KDE Plasma has a very nice and compact way to get system info, in text.
I rewrote that once in bash and extended it a bit, to include more useful things like GPU info, GPU RAM and package manager integration.
It is currently broken.
On Fedora we only have fpaste, which has a complex CLI interface (with the default not being local), takes pretty long and produces a rather huge output for most use cases.
We struggle a bit because of that lack. Could fpaste maybe get an alias to produce more compact, simpler, local output?
So, it takes long when it’s getting repodata—because if the user has not been using their user cache, this needs to be updated.
If we’re happy to get rid of that particular bit (perhaps an --offline option that runs dnf -C or something, or parses the repo files instead of using dnf repolist), it’ll be quicker. The other commands don’t really take much time.
As noted, please file these issues at fpaste and they can be all be worked on. It’s just a python script, so it’s easy to modify.
Looking at the original post, something similar to kinfo, in text format, could be obtained under GNOME by going to the Settings app -> System -> About -> System Details, and from there hitting the Copy button.
Example:
(Disk capacity missing, maybe because the system is virtualized)
I have made some research, and, unfortunately, gnome-control-center doesn’t have CLI output options. Nor did I find anything else GNOME-specific which would bring system information to the CLI.
The closest I have found, and is DE-agnostic, is fastfetch. Unfortunately it is not installed by default on Fedora, however, it has a really small footprint.
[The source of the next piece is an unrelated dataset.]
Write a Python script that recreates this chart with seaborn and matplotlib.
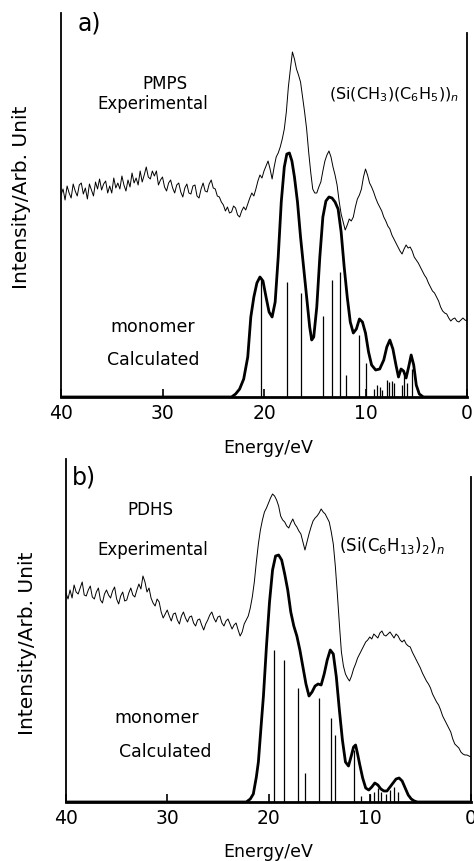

Can be run without generating logo, with fastfetch -l none.
I’ve never seen that work, including today F40, and I’m even doing the most boring partition layout possible (standard, no home, giant root as ext4).
Someone on QA should probably look at that, especially if they take the time to have a virtualization tag
If we are still talking about the GNOME Settings app (gnome-control-center) displaying disk capacity, it is working for me with a bare metal install on SSD, so I don’t know if it is virtual machine vs bare metal, or rather nvme vs ssd.
The thread seems to evolve in a similar direction as my “kde sysinfo” rewrite.
I just looked for random commands to show the output.
Package manager integration, just checking if the command is available and using $1 as search query, works really well
Software things (most are broken in KDE 6 so I need to rewrite and maybe just use kinfo)
Additional hardware stuff
Disk usage should be BTRFS native.
I think it would make sense to do a more minimal version of fpaste. Maybe by using a set of flags, and likely by contributing there. Anybody good in python?